Is there a way to treat multiple runs of my code as distinct logs, that, for example, could be compared or individually viewed?


from __future__ import (absolute_import, print_function, division, unicode_literals)

import tensorflow as tf
from tensorflow.examples.tutorials.mnist import input_data

# Basic model parameters as external flags.
flags = tf.app.flags
FLAGS = flags.FLAGS
flags.DEFINE_float('epochs', 40, 'Epochs to run')
flags.DEFINE_integer('mb_size', 40, 'Mini-batch size. Must divide evenly into the dataset sizes.')
lags.DEFINE_float('learning_rate', 0.15, 'Initial learning rate.')
flags.DEFINE_float('regularization_weight', 0.1 / 1000, 'Regularization lambda.')
flags.DEFINE_string('data_dir', './data', 'Directory to hold training and test data.')
flags.DEFINE_string('train_dir', './_tmp/train', 'Directory to log training (and the network def).')
flags.DEFINE_string('test_dir', './_tmp/test', 'Directory to log testing.')

def variable_summaries(var, name):
    with tf.name_scope("summaries"):
        mean = tf.reduce_mean(var)
        tf.scalar_summary('mean/' + name, mean)
        with tf.name_scope('stddev'):
            stddev = tf.sqrt(tf.reduce_sum(tf.square(var - mean)))
            tf.scalar_summary('sttdev/' + name, stddev)
    tf.scalar_summary('max/' + name, tf.reduce_max(var))
    tf.scalar_summary('min/' + name, tf.reduce_min(var))
    tf.histogram_summary(name, var)

def nn_layer(input_tensor, input_dim, output_dim, neuron_fn, layer_name):
    with tf.name_scope(layer_name):
        # This Variable will hold the state of the weights for the layer
        with tf.name_scope("weights"):
            weights = tf.Variable(tf.truncated_normal([input_dim, output_dim], stddev=0.1))
            variable_summaries(weights, layer_name + '/weights')
        with tf.name_scope("biases"):
            biases = tf.Variable(tf.constant(0.1, shape=[output_dim]))
            variable_summaries(biases, layer_name + '/biases')
        with tf.name_scope('activations'):
            with tf.name_scope('weighted_inputs'):
                weighted_inputs = tf.matmul(input_tensor, weights) + biases
                tf.histogram_summary(layer_name + '/weighted_inputs', weighted_inputs)
            output = neuron_fn(weighted_inputs)
            tf.histogram_summary(layer_name + '/output', output)
    return output, weights 

# Collect data
mnist = input_data.read_data_sets(FLAGS.data_dir, one_hot=True)

# Inputs and outputs
x = tf.placeholder(tf.float32, shape=[None, 784])
y_ = tf.placeholder(tf.float32, shape=[None, 10])

# Network structure
o1, W1 = nn_layer(x, 784, 30, tf.nn.sigmoid, 'hidden_layer')
y, W2 = nn_layer(o1, 30, 10, tf.nn.softmax, 'output_layer')

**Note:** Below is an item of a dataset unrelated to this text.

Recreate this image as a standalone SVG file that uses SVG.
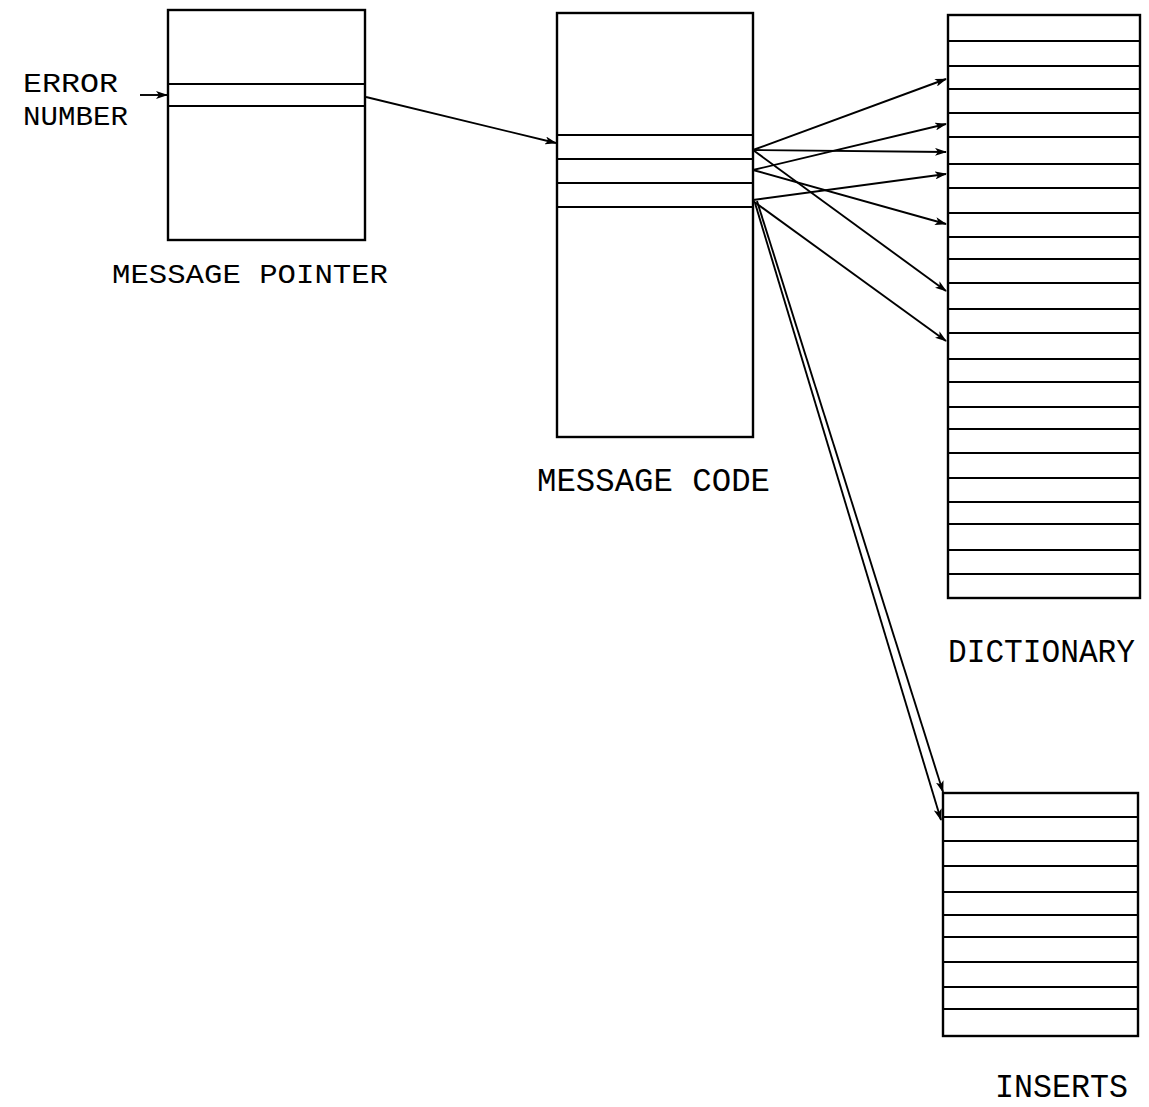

with tf.name_scope('accuracy'):
    with tf.name_scope('loss'):
        cost = tf.reduce_mean(-tf.reduce_sum(y_ * tf.log(y), reduction_indices=[1]))
        loss = cost + FLAGS.regularization_weight * (tf.nn.l2_loss(W1) + tf.nn.l2_loss(W2))
    with tf.name_scope('correct_prediction'):
        correct_prediction = tf.equal(tf.argmax(y, 1), tf.argmax(y_, 1))
    with tf.name_scope('accuracy'):
        accuracy = tf.reduce_mean(tf.cast(correct_prediction, tf.float32))
    tf.scalar_summary('accuracy', accuracy)
    tf.scalar_summary('loss', loss)

train_step = tf.train.GradientDescentOptimizer(FLAGS.learning_rate).minimize(loss)

# Logging
train_writer = tf.train.SummaryWriter(FLAGS.train_dir, tf.get_default_graph())
test_writer = tf.train.SummaryWriter(FLAGS.test_dir)
merged = tf.merge_all_summaries()

with tf.Session() as sess:
    sess.run(tf.initialize_all_variables())

    for ep in range(FLAGS.epochs):
        for mb in range(int(len(mnist.train.images)/FLAGS.mb_size)):
            batch_xs, batch_ys = mnist.train.next_batch(FLAGS.mb_size)
            sess.run(train_step, feed_dict={x: batch_xs, y_: batch_ys})

        summary = sess.run(merged, feed_dict={x: mnist.test.images, y_: mnist.test.labels})
        test_writer.add_summary(summary, ep+1)

Solution

  • from fs.osfs import OSFS
    folder = OSFS(FLAGS.test_dir)
    test_n = len(list(n for n in folder.listdir() if n.startswith('test')))
    this_test = FLAGS.test_dir+"/test" + str(test_n+1)
    test_writer = tf.train.SummaryWriter(this_test)
    

    You could use something like this to have your runs enumerated.